Your copy of the material below should match it exactly, except that it holds no pictures.
******
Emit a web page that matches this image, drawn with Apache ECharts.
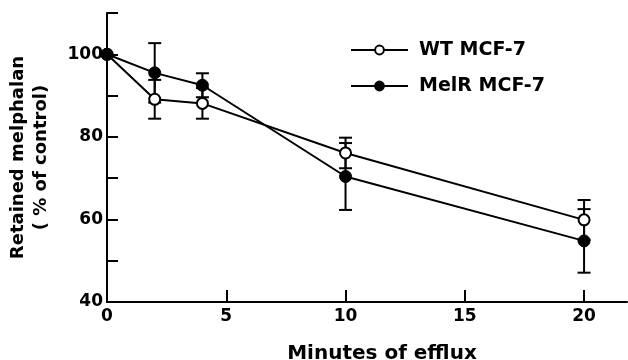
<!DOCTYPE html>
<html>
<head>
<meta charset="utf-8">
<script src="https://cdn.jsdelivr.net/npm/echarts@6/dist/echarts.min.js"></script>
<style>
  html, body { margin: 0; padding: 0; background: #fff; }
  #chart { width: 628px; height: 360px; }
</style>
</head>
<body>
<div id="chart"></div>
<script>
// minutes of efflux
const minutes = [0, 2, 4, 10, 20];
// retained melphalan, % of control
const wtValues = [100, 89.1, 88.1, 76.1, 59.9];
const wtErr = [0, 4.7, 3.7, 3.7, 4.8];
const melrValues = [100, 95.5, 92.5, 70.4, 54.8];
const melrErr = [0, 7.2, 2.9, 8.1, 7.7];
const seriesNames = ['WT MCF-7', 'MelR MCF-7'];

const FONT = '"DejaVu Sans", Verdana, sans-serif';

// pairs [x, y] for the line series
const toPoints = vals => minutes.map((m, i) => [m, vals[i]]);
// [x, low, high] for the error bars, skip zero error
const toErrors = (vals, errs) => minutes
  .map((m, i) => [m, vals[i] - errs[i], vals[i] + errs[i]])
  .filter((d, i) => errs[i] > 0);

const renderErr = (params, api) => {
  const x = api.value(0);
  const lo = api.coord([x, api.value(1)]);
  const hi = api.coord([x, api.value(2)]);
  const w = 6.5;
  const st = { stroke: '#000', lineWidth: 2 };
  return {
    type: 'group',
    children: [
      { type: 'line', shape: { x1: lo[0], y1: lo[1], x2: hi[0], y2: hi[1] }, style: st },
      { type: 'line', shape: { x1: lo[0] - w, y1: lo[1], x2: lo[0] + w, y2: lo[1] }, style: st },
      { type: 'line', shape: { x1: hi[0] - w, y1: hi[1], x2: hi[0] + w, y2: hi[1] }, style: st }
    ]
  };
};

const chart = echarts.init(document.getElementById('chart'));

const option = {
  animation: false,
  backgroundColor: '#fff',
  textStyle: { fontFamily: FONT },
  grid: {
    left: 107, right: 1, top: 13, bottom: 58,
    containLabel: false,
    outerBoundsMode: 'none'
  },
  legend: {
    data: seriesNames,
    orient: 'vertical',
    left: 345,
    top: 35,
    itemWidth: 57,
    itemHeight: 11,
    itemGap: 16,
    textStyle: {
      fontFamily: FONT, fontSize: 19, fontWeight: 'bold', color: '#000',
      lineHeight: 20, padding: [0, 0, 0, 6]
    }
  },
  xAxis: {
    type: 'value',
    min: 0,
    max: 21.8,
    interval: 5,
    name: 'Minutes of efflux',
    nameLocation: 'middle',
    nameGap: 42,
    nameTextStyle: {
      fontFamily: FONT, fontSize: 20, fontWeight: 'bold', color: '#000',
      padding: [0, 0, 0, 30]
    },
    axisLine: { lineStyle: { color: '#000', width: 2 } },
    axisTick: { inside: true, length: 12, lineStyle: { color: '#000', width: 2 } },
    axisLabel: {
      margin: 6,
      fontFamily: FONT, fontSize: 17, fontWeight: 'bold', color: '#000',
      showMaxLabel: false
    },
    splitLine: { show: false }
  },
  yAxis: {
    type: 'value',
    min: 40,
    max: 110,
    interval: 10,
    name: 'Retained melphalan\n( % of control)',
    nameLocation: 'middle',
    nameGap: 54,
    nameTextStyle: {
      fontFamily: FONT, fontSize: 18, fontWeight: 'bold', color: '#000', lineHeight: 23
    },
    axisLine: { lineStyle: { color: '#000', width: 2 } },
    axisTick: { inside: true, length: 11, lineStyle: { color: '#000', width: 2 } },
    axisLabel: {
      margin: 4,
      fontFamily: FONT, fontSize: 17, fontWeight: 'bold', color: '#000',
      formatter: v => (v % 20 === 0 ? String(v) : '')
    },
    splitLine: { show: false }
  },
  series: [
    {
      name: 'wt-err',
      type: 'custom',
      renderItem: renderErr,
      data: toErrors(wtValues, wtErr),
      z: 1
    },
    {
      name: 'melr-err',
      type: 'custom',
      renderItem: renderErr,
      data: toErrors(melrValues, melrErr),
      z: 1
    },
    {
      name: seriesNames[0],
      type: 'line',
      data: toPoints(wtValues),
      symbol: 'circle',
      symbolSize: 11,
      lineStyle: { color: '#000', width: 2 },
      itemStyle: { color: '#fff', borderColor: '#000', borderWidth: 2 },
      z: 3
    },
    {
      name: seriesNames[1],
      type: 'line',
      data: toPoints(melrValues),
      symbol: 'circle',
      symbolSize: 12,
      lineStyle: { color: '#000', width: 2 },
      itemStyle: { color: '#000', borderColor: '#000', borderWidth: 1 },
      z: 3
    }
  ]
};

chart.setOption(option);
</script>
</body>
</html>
******
• Solved problem:
Emit a web page that matches this image, drawn with Apache ECharts.
<!DOCTYPE html>
<html>
<head>
<meta charset="utf-8">
<script src="https://cdn.jsdelivr.net/npm/echarts@6/dist/echarts.min.js"></script>
<style>
  html, body { margin: 0; padding: 0; background: #fff; }
  #chart { width: 628px; height: 360px; }
</style>
</head>
<body>
<div id="chart"></div>
<script>
// minutes of efflux
const minutes = [0, 2, 4, 10, 20];
// retained melphalan, % of control
const wtValues = [100, 89.1, 88.1, 76.1, 59.9];
const wtErr = [0, 4.7, 3.7, 3.7, 4.8];
const melrValues = [100, 95.5, 92.5, 70.4, 54.8];
const melrErr = [0, 7.2, 2.9, 8.1, 7.7];
const seriesNames = ['WT MCF-7', 'MelR MCF-7'];

const FONT = '"DejaVu Sans", Verdana, sans-serif';

// pairs [x, y] for the line series
const toPoints = vals => minutes.map((m, i) => [m, vals[i]]);
// [x, low, high] for the error bars, skip zero error
const toErrors = (vals, errs) => minutes
  .map((m, i) => [m, vals[i] - errs[i], vals[i] + errs[i]])
  .filter((d, i) => errs[i] > 0);

const renderErr = (params, api) => {
  const x = api.value(0);
  const lo = api.coord([x, api.value(1)]);
  const hi = api.coord([x, api.value(2)]);
  const w = 6.5;
  const st = { stroke: '#000', lineWidth: 2 };
  return {
    type: 'group',
    children: [
      { type: 'line', shape: { x1: lo[0], y1: lo[1], x2: hi[0], y2: hi[1] }, style: st },
      { type: 'line', shape: { x1: lo[0] - w, y1: lo[1], x2: lo[0] + w, y2: lo[1] }, style: st },
      { type: 'line', shape: { x1: hi[0] - w, y1: hi[1], x2: hi[0] + w, y2: hi[1] }, style: st }
    ]
  };
};

const chart = echarts.init(document.getElementById('chart'));

const option = {
  animation: false,
  backgroundColor: '#fff',
  textStyle: { fontFamily: FONT },
  grid: {
    left: 107, right: 1, top: 13, bottom: 58,
    containLabel: false,
    outerBoundsMode: 'none'
  },
  legend: {
    data: seriesNames,
    orient: 'vertical',
    left: 345,
    top: 35,
    itemWidth: 57,
    itemHeight: 11,
    itemGap: 16,
    textStyle: {
      fontFamily: FONT, fontSize: 19, fontWeight: 'bold', color: '#000',
      lineHeight: 20, padding: [0, 0, 0, 6]
    }
  },
  xAxis: {
    type: 'value',
    min: 0,
    max: 21.8,
    interval: 5,
    name: 'Minutes of efflux',
    nameLocation: 'middle',
    nameGap: 42,
    nameTextStyle: {
      fontFamily: FONT, fontSize: 20, fontWeight: 'bold', color: '#000',
      padding: [0, 0, 0, 30]
    },
    axisLine: { lineStyle: { color: '#000', width: 2 } },
    axisTick: { inside: true, length: 12, lineStyle: { color: '#000', width: 2 } },
    axisLabel: {
      margin: 6,
      fontFamily: FONT, fontSize: 17, fontWeight: 'bold', color: '#000',
      showMaxLabel: false
    },
    splitLine: { show: false }
  },
  yAxis: {
    type: 'value',
    min: 40,
    max: 110,
    interval: 10,
    name: 'Retained melphalan\n( % of control)',
    nameLocation: 'middle',
    nameGap: 54,
    nameTextStyle: {
      fontFamily: FONT, fontSize: 18, fontWeight: 'bold', color: '#000', lineHeight: 23
    },
    axisLine: { lineStyle: { color: '#000', width: 2 } },
    axisTick: { inside: true, length: 11, lineStyle: { color: '#000', width: 2 } },
    axisLabel: {
      margin: 4,
      fontFamily: FONT, fontSize: 17, fontWeight: 'bold', color: '#000',
      formatter: v => (v % 20 === 0 ? String(v) : '')
    },
    splitLine: { show: false }
  },
  series: [
    {
      name: 'wt-err',
      type: 'custom',
      renderItem: renderErr,
      data: toErrors(wtValues, wtErr),
      z: 1
    },
    {
      name: 'melr-err',
      type: 'custom',
      renderItem: renderErr,
      data: toErrors(melrValues, melrErr),
      z: 1
    },
    {
      name: seriesNames[0],
      type: 'line',
      data: toPoints(wtValues),
      symbol: 'circle',
      symbolSize: 11,
      lineStyle: { color: '#000', width: 2 },
      itemStyle: { color: '#fff', borderColor: '#000', borderWidth: 2 },
      z: 3
    },
    {
      name: seriesNames[1],
      type: 'line',
      data: toPoints(melrValues),
      symbol: 'circle',
      symbolSize: 12,
      lineStyle: { color: '#000', width: 2 },
      itemStyle: { color: '#000', borderColor: '#000', borderWidth: 1 },
      z: 3
    }
  ]
};

chart.setOption(option);
</script>
</body>
</html>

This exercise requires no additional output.